Astronomer, Cartographer and Naturalist of the New World
The Life and Scholarly Achievements of Georg Marggrafe (1610-1643) in Colonial Dutch Brazil. Volume 2: Transcription and English Translation of His Astronomical Observations
Amsterdam University Press
OverviewThis volume, Volume 2, is a supplementary text and consists of a text edition of his astronomical legacy, prepared for the printing press in the 1650s, but only now finalized and published. Volume 1 presents Marggrafe’s stunning biography.

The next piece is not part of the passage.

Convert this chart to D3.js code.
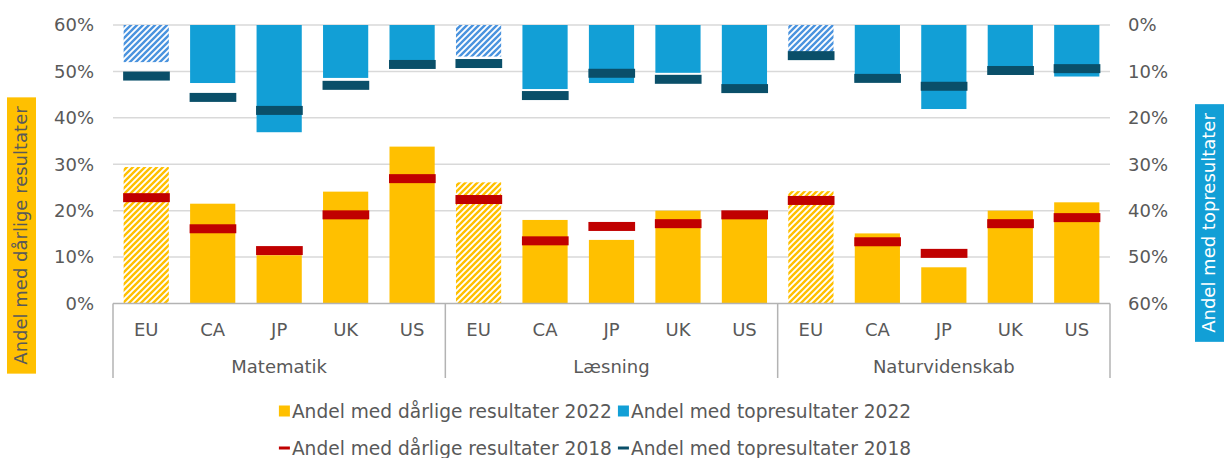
<!DOCTYPE html>
<html>
<head>
<meta charset="utf-8">
<script src="https://cdn.jsdelivr.net/npm/d3@7"></script>
<style>
  body { margin: 0; background: #fff; }
  svg { font-family: "DejaVu Sans", Verdana, sans-serif; }
</style>
</head>
<body>
<svg id="chart"></svg>
<script>
// data (shares, 0-1)
const subjects = ["Matematik", "Læsning", "Naturvidenskab"];
const countries = ["EU", "CA", "JP", "UK", "US"];
const hatched = ["EU"];

// order: Matematik EU..US, Læsning EU..US, Naturvidenskab EU..US
const poor2022 = [0.294, 0.215, 0.104, 0.241, 0.338,  0.261, 0.180, 0.137, 0.200, 0.186,  0.242, 0.151, 0.078, 0.200, 0.218];
const poor2018 = [0.228, 0.161, 0.114, 0.191, 0.269,  0.224, 0.135, 0.166, 0.172, 0.191,  0.222, 0.133, 0.108, 0.172, 0.185];
const top2022  = [0.080, 0.125, 0.231, 0.114, 0.082,  0.068, 0.138, 0.125, 0.103, 0.130,  0.058, 0.118, 0.181, 0.095, 0.111];
const top2018  = [0.110, 0.156, 0.184, 0.130, 0.085,  0.083, 0.152, 0.104, 0.117, 0.137,  0.066, 0.115, 0.132, 0.098, 0.094];

const yTicks = [0, 0.1, 0.2, 0.3, 0.4, 0.5, 0.6];
const legendRow1 = ["Andel med dårlige resultater 2022", "Andel med topresultater 2022"];
const legendRow2 = ["Andel med dårlige resultater 2018", "Andel med topresultater 2018"];
const leftTitle = "Andel med dårlige resultater";
const rightTitle = "Andel med topresultater";

const col = { yellow: "#FFC000", red: "#C00000", blue: "#129FD6", teal: "#0A4F69", hatchBlue: "#4A93DE", text: "#595959", grid: "#D9D9D9", axis: "#B3B3B3" };

const W = 1225, H = 458;
const svg = d3.select("#chart").attr("width", W).attr("height", H);

const plot = { left: 113, right: 1110, top: 25, bottom: 303.5 };

// build rows
const rows = [];
subjects.forEach(function (s, si) {
    countries.forEach(function (c, ci) {
        const i = si * countries.length + ci;
        rows.push({ key: s + "|" + c, subject: s, country: c, poor: poor2022[i], poorOld: poor2018[i], top: top2022[i], topOld: top2018[i] });
    });
});

const x = d3.scaleBand()
    .domain(rows.map(d => d.key))
    .range([plot.left, plot.right])
    .paddingInner(0.32)
    .paddingOuter(0.16);

const yL = d3.scaleLinear().domain([0, 0.6]).range([plot.bottom, plot.top]);
const yR = d3.scaleLinear().domain([0, 0.6]).range([plot.top, plot.bottom]);

// hatch patterns (fine upward diagonal)
const defs = svg.append("defs");
function hatch(id, color) {
    const p = defs.append("pattern").attr("id", id)
        .attr("patternUnits", "userSpaceOnUse").attr("width", 6).attr("height", 6);
    p.append("rect").attr("width", 6).attr("height", 6).attr("fill", "#fff");
    p.append("path").attr("d", "M0,6 L6,0 M-1.5,1.5 L1.5,-1.5 M4.5,7.5 L7.5,4.5")
        .attr("stroke", color).attr("stroke-width", 2.4);
}
hatch("hatchY", col.yellow);
hatch("hatchB", col.hatchBlue);

// gridlines
svg.append("g").selectAll("line")
    .data(yTicks.filter(t => t > 0))
    .enter().append("line")
    .attr("x1", plot.left).attr("x2", plot.right)
    .attr("y1", d => yL(d)).attr("y2", d => yL(d))
    .attr("stroke", col.grid).attr("stroke-width", 1.5);

// left axis labels
const fmt = d3.format(".0%");
svg.append("g").selectAll("text")
    .data(yTicks).enter().append("text")
    .attr("x", 94).attr("y", d => yL(d))
    .attr("dy", "0.35em").attr("text-anchor", "end")
    .attr("font-size", 18).attr("fill", col.text)
    .text(d => fmt(d));

// right axis labels
svg.append("g").selectAll("text")
    .data(yTicks).enter().append("text")
    .attr("x", 1128).attr("y", d => yR(d))
    .attr("dy", "0.35em").attr("text-anchor", "start")
    .attr("font-size", 18).attr("fill", col.text)
    .text(d => fmt(d));

// bars 2022
svg.append("g").selectAll("rect")
    .data(rows).enter().append("rect")
    .attr("x", d => x(d.key)).attr("width", x.bandwidth())
    .attr("y", d => yL(d.poor)).attr("height", d => yL(0) - yL(d.poor))
    .attr("fill", d => hatched.includes(d.country) ? "url(#hatchY)" : col.yellow);

svg.append("g").selectAll("rect")
    .data(rows).enter().append("rect")
    .attr("x", d => x(d.key)).attr("width", x.bandwidth())
    .attr("y", yR(0)).attr("height", d => yR(d.top) - yR(0))
    .attr("fill", d => hatched.includes(d.country) ? "url(#hatchB)" : col.blue);

// 2018 markers
const mh = 9;
svg.append("g").selectAll("rect")
    .data(rows).enter().append("rect")
    .attr("x", d => x(d.key) - 0.5).attr("width", x.bandwidth() + 1.5)
    .attr("y", d => yL(d.poorOld) - mh / 2).attr("height", mh)
    .attr("fill", col.red);

svg.append("g").selectAll("rect")
    .data(rows).enter().append("rect")
    .attr("x", d => x(d.key) - 0.5).attr("width", x.bandwidth() + 1.5)
    .attr("y", d => yR(d.topOld) - mh / 2).attr("height", mh)
    .attr("fill", col.teal);

// category axis
const ax = svg.append("g");
ax.append("line")
    .attr("x1", plot.left).attr("x2", plot.right)
    .attr("y1", plot.bottom).attr("y2", plot.bottom)
    .attr("stroke", col.axis).attr("stroke-width", 1.5);

const step = x.step();
const groupEdges = subjects.map((s, i) => x(s + "|" + countries[0]) - x.paddingOuter() * step)
    .concat([plot.right]);
ax.selectAll(".sep").data(groupEdges).enter().append("line")
    .attr("x1", d => d).attr("x2", d => d)
    .attr("y1", plot.bottom).attr("y2", 378)
    .attr("stroke", col.axis).attr("stroke-width", 1.5);

ax.selectAll(".cat").data(rows).enter().append("text")
    .attr("x", d => x(d.key) + x.bandwidth() / 2).attr("y", 330)
    .attr("dy", "0.35em").attr("text-anchor", "middle")
    .attr("font-size", 18).attr("fill", col.text)
    .text(d => d.country);

ax.selectAll(".grp").data(subjects).enter().append("text")
    .attr("x", (d, i) => (groupEdges[i] + groupEdges[i + 1]) / 2).attr("y", 366.5)
    .attr("dy", "0.35em").attr("text-anchor", "middle")
    .attr("font-size", 18).attr("fill", col.text)
    .text(d => d);

// axis titles in coloured boxes
function axisTitle(label, cx, cy, bg, fg) {
    const g = svg.append("g").attr("transform", "translate(" + cx + "," + cy + ") rotate(-90)");
    const r = g.append("rect");
    const t = g.append("text").attr("text-anchor", "middle").attr("dy", "0.35em")
        .attr("font-size", 18).attr("fill", fg).text(label);
    const len = t.node().getComputedTextLength();
    r.attr("x", -len / 2 - 9).attr("width", len + 18)
        .attr("y", -14).attr("height", 29).attr("fill", bg);
}
axisTitle(leftTitle, 21, 235.5, col.yellow, col.text);
axisTitle(rightTitle, 1209, 223, col.blue, "#fff");

// legend
function legendRow(labels, colors, y, kind) {
    const g = svg.append("g");
    let cx = 0;
    const items = [];
    labels.forEach(function (l, i) {
        const it = g.append("g");
        if (kind === "box") {
            it.append("rect").attr("x", 0).attr("y", -5.5).attr("width", 11).attr("height", 11).attr("fill", colors[i]);
        } else {
            it.append("rect").attr("x", 0).attr("y", -1.5).attr("width", 11).attr("height", 3).attr("fill", colors[i]);
        }
        const t = it.append("text").attr("x", 13).attr("dy", "0.35em")
            .attr("font-size", 18.6).attr("fill", col.text).text(l);
        const w = 13 + t.node().getComputedTextLength();
        items.push({ it: it, x: cx });
        cx += w + 6;
    });
    const total = cx - 6;
    const start = 595 - total / 2;
    items.forEach(d => d.it.attr("transform", "translate(" + (start + d.x) + "," + y + ")"));
}
legendRow(legendRow1, [col.yellow, col.blue], 411, "box");
legendRow(legendRow2, [col.red, col.teal], 448, "line");
</script>
</body>
</html>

Georg Marggrafe (1610-1643) is today hailed as the principal author of an influential account of the natural history of Northern Brazil and as compiler of the first accurate map of the area, which is considered as one of the most elegant products of seventeenth-century Dutch cartography. But initial he had the ambition to become known in astronomy. With the support Johan Maurits van Nassau-Siegen, then governor-general of colonial Dutch Brazil, he built in Recife the first European-style astronomical observatory on the South-American continent, where he systematically charted the southern stars. He intended to supplement the famous astronomer Tycho Brahe, who charted the Northern sky half a century before. But Marggrafe’s untimely death (and the negligence of a Leiden professor) prevented the publication of his valuable observations. As a result, Marggrafe did not achieve fame in astronomy, but instead became famous for his equally remarkable other achievements.